I down loaded a fresh copy of HiFiLES and succeeded in compiling it. The two testcases are run very well.

However there is error when I ran 3dSD7003 case? The error message shows "WARNING: UNable to assign value to option equation" Fatal error 'required option not set: equation 'at ../src/input.cpp:616

[mlopez14]

Do you need help here or did you close the issue because you found a solution?

[popstar0426]

I have found the solution.

[popstar0426]

Hi: I added "turb_model = 1" in the input file. It showed "3D source term not implemented yet". What is the problem?

Best regards!

[mlopez14]

That it may not be implemented in hexahedral elements yet.

[popstar0426]

Do you mean the RANS model ("turb_model") can not implemented in hexahedral elements?

[mlopez14]

No, I mean that it has not been implemented yet in 3d.
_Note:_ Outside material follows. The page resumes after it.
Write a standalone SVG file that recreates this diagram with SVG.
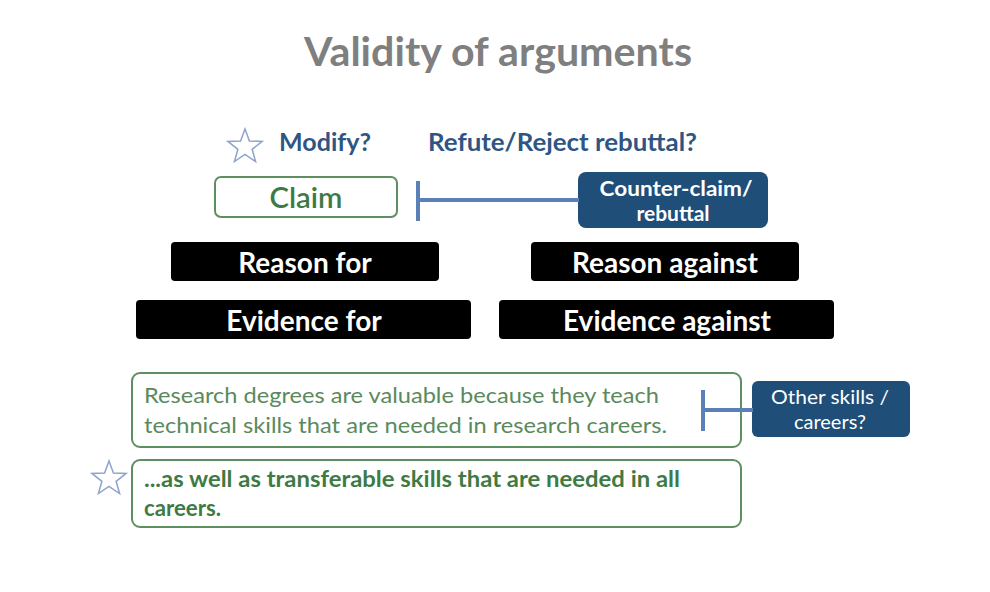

On Tue, Jul 7, 2015 at 5:51 PM popstar0426 notifications@github.com wrote:

Do you mean the RANS model ("turb_model") can not implemented in hexahedral elements?

— Reply to this email directly or view it on GitHub https://github.com/HiFiLES/HiFiLES-solver/issues/70#issuecomment-119386711 .

[popstar0426]

How can I solve it?

[popstar0426]

Hi:

I changed to LES with WALE SGS model. It can be run. Question: at the beginning, I did not specify any turb_model in the input file. What kind of simulation is it running? When I specify turb_model = 1, does the SA RANS model will be used? If I specify "LES 0", there is no SGS model used in the simulation. Does this mean a Implicit LES will be used?

Best regards!

[mlopez14]

Correct, LES 0 it would be implicit LES, and turb_model = 1 would be SA RANS.

[popstar0426]

If I did not specify any turb_model, does HiFiLES solve Navier-stokes equations directly? If the mesh is fine enough, is it a DNS simulation?

Best regards!

[mlopez14]

Yes to both questions: HiFiLES solves the Navier-Stokes equations directly, and if the mesh is fine enough you have DNS.